When folks talk about how good a basketball team is, they mention a few things: the offense, the defense, maybe perimeter defending ability, post offense, etc. Why do they talk about those things? Well, eventually they show up on the score board and in the win/loss column.
These numbers are really hard to quantify. One big reason for that is that, for example, a team’s offensive output in a particular game also depends a lot on the other team’s defensive ability; conversely, a team’s defensive performance on the stat sheet depends a lot on how good their opponent’s offense is.
But it’s even more complicated than that. Let’s take this year’s Purdue team as an example, since I’m very familiar with them. Purdue has notoriously struggled to beat the press. So, a team that runs a good press defense might have inflated defensive numbers against Purdue. But, Purdue also has one of the most dominant paint-players in the country, so it’s also important to consider the opponents post defense. To further complicate things, there’s probably some complicated interaction between running a press and defending the post. You should also take into account that opposing coaches know these facts about Purdue and will try to game plan with that in mind.
And remember, at the end of the day, we have to turn these facts into numbers that can go into some equation to predict the score of the game. What you end up with is a complex system with tons of variables, all of which are difficult or impossible to measure and interact in complex ways.
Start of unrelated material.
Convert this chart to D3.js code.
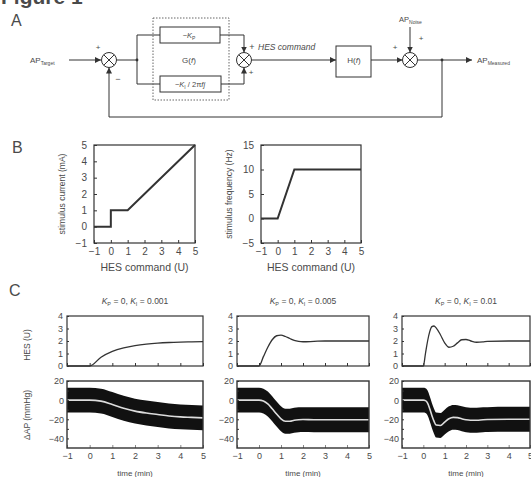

So, instead, we build a deep learning network that’s capable of producing some numbers about teams, which are in turn useful for predicting the final score of the game. We train it on every game that was played in the 2021-22 season up until ~the end of February, and then we see who wins in March.
Who wins?
First of all, we’re assuming this bracket is the final one. That’s not true, but it’s the best option I have right now.
There are also some issues, and the model isn’t perfect yet. There are some improvements, to be made, and it could probably do with some more training.
That being said, I’m putting Marquette and Arkansas on upset alert.
Round of 64
West Region
- Gonzaga 92 - 58 Alcorn State
- Colorado St. 73 - 67 Xavier
- Houston 80 - 63 South Dakota State
- UCLA 87 - 69 Toledo
- LSU 73 - 66 Michigan
- Texas Tech 66 - 57 New Mexico State
- Marquette 63 - 67 San Francisco
- Purdue 92 - 69 Montana State
East Region
- Kansas 94 - 76 Cleveland State
- Seton Hall 70 - 67 Wyoming
- Arkansas 60 - 61 North Texas
- Illinois 75 - 71 Northern Iowa
- Ohio State 79 - 67 Wake Forest
- Villanova 79 - Towson 60
- Michigan State 76 - Miami 67
- Auburn 97 - Colgate 76
South Region
- Baylor 84 - 60 Long Beach State
- Notre Dame 61 - 65 Murray State
- Alabama 69 - 68 San Diego State
- UConn 74 - 63 Vermont
- Saint Mary’s 58 - 60 Indiana
- Tennessee 85 - 68 Princeton
- Iowa 80 - 76 Davidson
- Duke 90 - 64 Longwood
Midwest Region
- Arizona 91 - 63 Norfolk State
- Boise State 55 - 59 TCU
- Texas 66 - 56 Iona
- Providence 74 - 68 Chattanooga
- USC 65 - 58 Creighton
- Wisconsin 67 - 58 Texas State
- Iowa State 76 - 68 North Carolina
- Kentucky 90 - 68 Jacksonville State
Round of 32
West
- Gonzaga 87 - 70 Colorado State
- Houston 63 - 59 UCLA
- LSU 66 - 60 Texas Tech
- San Francisco 66 - 77 Purdue
East
- Kansas 79 - 75 Seton Hall
- North Texas 57 - 54 Illinois
- Ohio State 71 - 70 Villanova
- Michigan State 69 - 72 Auburn
South
- Baylor 71 - 58 Murray State
- Alabama 73 - 76 UConn
- Indiana 63 - 62 Tennessee
- Iowa 70 - 80 Duke
Midwest
- Arizona 84 - 71 TCU
- Texas 55 - 53 Providence
- USC 62 - 61 Wisconsin
- Iowa State 60 - 64 Kentucky
Sweet Sixteen
- Gonzaga 82 - 72 Houston
- LSU 76 - 74 Purdue
- Kansas 70 - 66 North Texas
- Ohio State 72 - 71 Auburn
- Baylor 75 - 67 UConn
- Indiana 59 - 66 Duke
- Arizona 84 - 74 Texas
- USC 57 - 63 Kentucky
Elite Eight:
- Gonzaga 81 - 65 LSU
- Kansas 82 - 77 Ohio State
- Baylor 68 - 68 Duke
- Arizona 78 - 75 Kentucky
Final Four:
- Gonzaga 86 - 74 Kansas
- Baylor 76 - 72 Arizona
National Championship:
Gonzaga 84 - 73 Baylor